If you don’t want to rely on having to prove you are operating in a business-like manner for claiming QBI if audited – then consider meeting the safe harbor requirements.
The Safe Harbor
A safe harbor from a tax perspective typically means that if you meet the conditions of the safe harbor, the IRS will assume you are handling a tax provision correctly if you meet the conditions required by the safe harbor. This provides you greater assurance of passing an audit and that you are being compliant with the tax code. The safe harbor provision described in IRS RP 2019-38 permits a rental real estate enterprise to be treated as a trade or business for the purposes of this safe harbor if the safe harbor provision is used. A rental real estate enterprise can be one property or it can be a group of properties. You decide if you want to view all your properties as separate rental real estate enterprises or if you want to combine all similar properties into one enterprise -for the purpose of this safe harbor. Note that commercial and residential rental properties cannot be in the same rental real estate enterprise.
The requirements for each rental real estate enterprise (RREE) to meet the safe harbor are:
- 250 or more hours of rental service are performed for each RREE.
- Separate books and records are maintained for each RREE
- Taxpayer maintains contemporaneous records on documenting hours of rental service, services performed, dates of service, and who performed the services.
- A statement must be added to the return for which the safe harbor provision is relied on.
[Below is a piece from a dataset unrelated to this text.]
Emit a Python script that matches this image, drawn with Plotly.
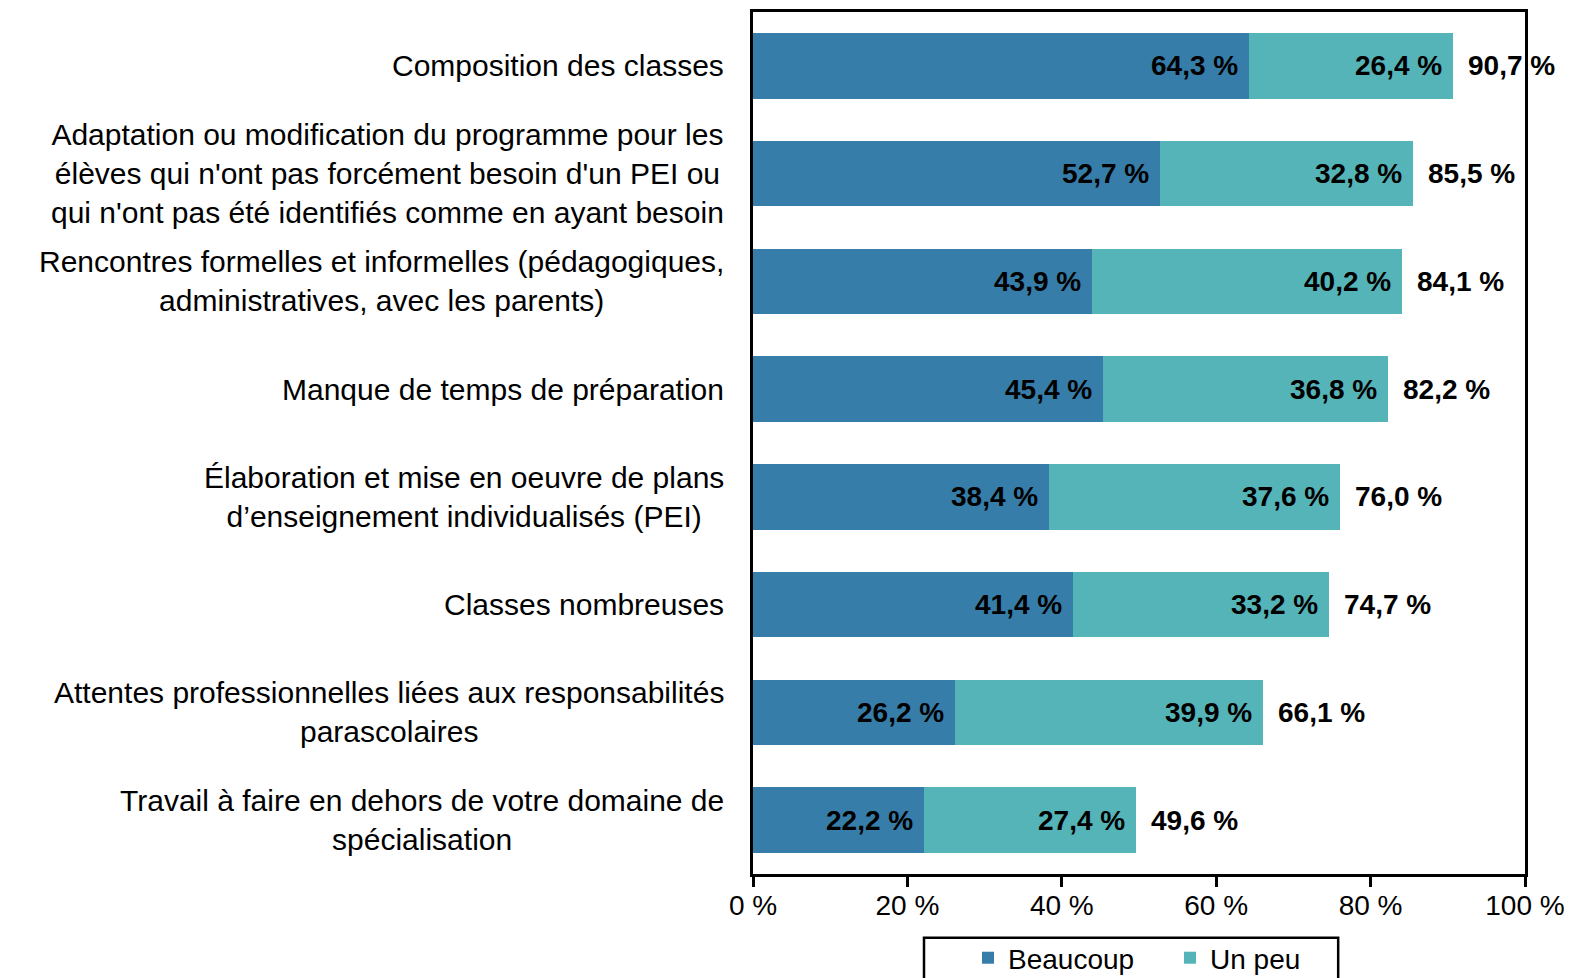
import plotly.graph_objects as go

# Data
categories = [
    "Composition des classes",
    "Adaptation ou modification du programme pour les<br>élèves qui n'ont pas forcément besoin d'un PEI ou<br>qui n'ont pas été identifiés comme en ayant besoin",
    "Rencontres formelles et informelles (pédagogiques,<br>administratives, avec les parents)",
    "Manque de temps de préparation",
    "Élaboration et mise en oeuvre de plans<br>d’enseignement individualisés (PEI)",
    "Classes nombreuses",
    "Attentes professionnelles liées aux responsabilités<br>parascolaires",
    "Travail à faire en dehors de votre domaine de<br>spécialisation",
]
beaucoup = [64.3, 52.7, 43.9, 45.4, 38.4, 41.4, 26.2, 22.2]
un_peu = [26.4, 32.8, 40.2, 36.8, 37.6, 33.2, 39.9, 27.4]
totals = [90.7, 85.5, 84.1, 82.2, 76.0, 74.7, 66.1, 49.6]

tick_vals = [0, 20, 40, 60, 80, 100]
tick_text = ["0 %", "20 %", "40 %", "60 %", "80 %", "100 %"]

series_names = ["Beaucoup", "Un peu"]
colors = ["#367DA9", "#55B4B8"]

FONT = "Liberation Sans, Arial, sans-serif"


def fmt(v):
    return f"{v:.1f}".replace(".", ",") + " %"


keys = list(range(len(categories)))

fig = go.Figure()
for name, vals, col in zip(series_names, [beaucoup, un_peu], colors):
    fig.add_trace(go.Bar(
        y=keys,
        x=vals,
        name=name,
        orientation="h",
        marker=dict(color=col, line=dict(width=0)),
        hoverinfo="x+name",
    ))

annotations = []
for i, cat in enumerate(categories):
    # category label: centred lines, block right-aligned against the axis
    annotations.append(dict(
        x=0, xref="paper", y=i, yref="y",
        text=cat, showarrow=False,
        xanchor="right", yanchor="middle", align="center",
        xshift=-27,
        font=dict(family=FONT, size=30, color="black"),
    ))
    b_end = beaucoup[i]
    u_end = beaucoup[i] + un_peu[i]
    annotations.append(dict(
        x=b_end, y=i, text=f"<b>{fmt(beaucoup[i])}</b>", showarrow=False,
        xanchor="right", xshift=-9,
        font=dict(family=FONT, size=28, color="black"),
    ))
    annotations.append(dict(
        x=u_end, y=i, text=f"<b>{fmt(un_peu[i])}</b>", showarrow=False,
        xanchor="right", xshift=-9,
        font=dict(family=FONT, size=28, color="black"),
    ))
    annotations.append(dict(
        x=u_end, y=i, text=f"<b>{fmt(totals[i])}</b>", showarrow=False,
        xanchor="left", xshift=13,
        font=dict(family=FONT, size=28, color="black"),
    ))

# page body has an 8px default margin, so the figure is a bit smaller than the window
fig.update_layout(
    width=1572,
    height=970,
    margin=dict(l=745, r=55, t=1, b=104),
    barmode="stack",
    bargap=0.39,
    plot_bgcolor="white",
    paper_bgcolor="white",
    font=dict(family=FONT, size=28, color="black"),
    xaxis=dict(
        range=[0, 100],
        tickvals=tick_vals,
        ticktext=tick_text,
        showgrid=False,
        zeroline=False,
        showline=True,
        linecolor="black",
        linewidth=3,
        mirror=True,
        ticks="outside",
        ticklen=10,
        tickwidth=3,
        tickcolor="black",
        ticklabelstandoff=-6,
        tickfont=dict(family=FONT, size=28, color="black"),
        fixedrange=True,
    ),
    yaxis=dict(
        range=[len(categories) - 0.5, -0.5],
        showticklabels=False,
        showgrid=False,
        zeroline=False,
        showline=True,
        linecolor="black",
        linewidth=3,
        mirror=True,
        ticks="",
        fixedrange=True,
    ),
    legend=dict(
        orientation="h",
        traceorder="normal",
        xref="container",
        yref="container",
        x=0.6107,
        xanchor="left",
        y=0.0206,
        yanchor="middle",
        font=dict(family=FONT, size=28, color="black"),
        bgcolor="rgba(0,0,0,0)",
        entrywidth=157,
        entrywidthmode="pixels",
        itemclick=False,
    ),
    annotations=annotations,
    shapes=[dict(
        type="rect", xref="paper", yref="paper",
        x0=0.2215, x1=0.758, y0=-0.074, y1=-0.14,
        line=dict(color="black", width=2.5),
        fillcolor="rgba(0,0,0,0)",
    )],
    showlegend=True,
)

fig.write_html("out.html")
For some landlords 250 hours may seem to be a lot. However, the hours can be done by the owner or contracted out. The hours may also be performed by employees or agents.The biggest obstacle in many cases to meeting the 250 hours is getting a report from those you hired on how many hours they spend on your rental enterprise and in some cases what services were performed. Not all services count for the safe harbor.
The following are considered rental service hours for the safe harbor:
- Advertising for rent or lease
- Lease negotiation and execution
- Verifying information in applications
- Collecting rent
- Daily operations, maintenance, and repairs. This includes the purchase of materials and supplies.
- Management of the real estate
- Supervision of employees and contractors.
Some activities that are expressly NOT rental service hours:
- Financial or investment management activities
- Procuring Properties
- Studying and reviewing financial statements or reports of operations
- Hours spent traveling to and from the real estate properties
- Improving property under § 1.263(a)-3(d). This includes time spent with property improvements that must or can be capitalized and depreciated.
Please note that the information provided in this article does not include all the considerations for qualifying for QBI deductions. For example, you can’t take QBI for a rental property in the year in which there is use of the property as a personal residence and there can be limitations on QBI based on income in some cases. When doing further research on QBI, this page on irs.gov is a good place to start, as well as the 1040 instructions and Pub 535.
This article is not intended to provide specific tax advice for your particular tax situation, but rather to provide some ideas on some of the considerations that may apply for you and to encourage further research and/or consultation with a tax professional.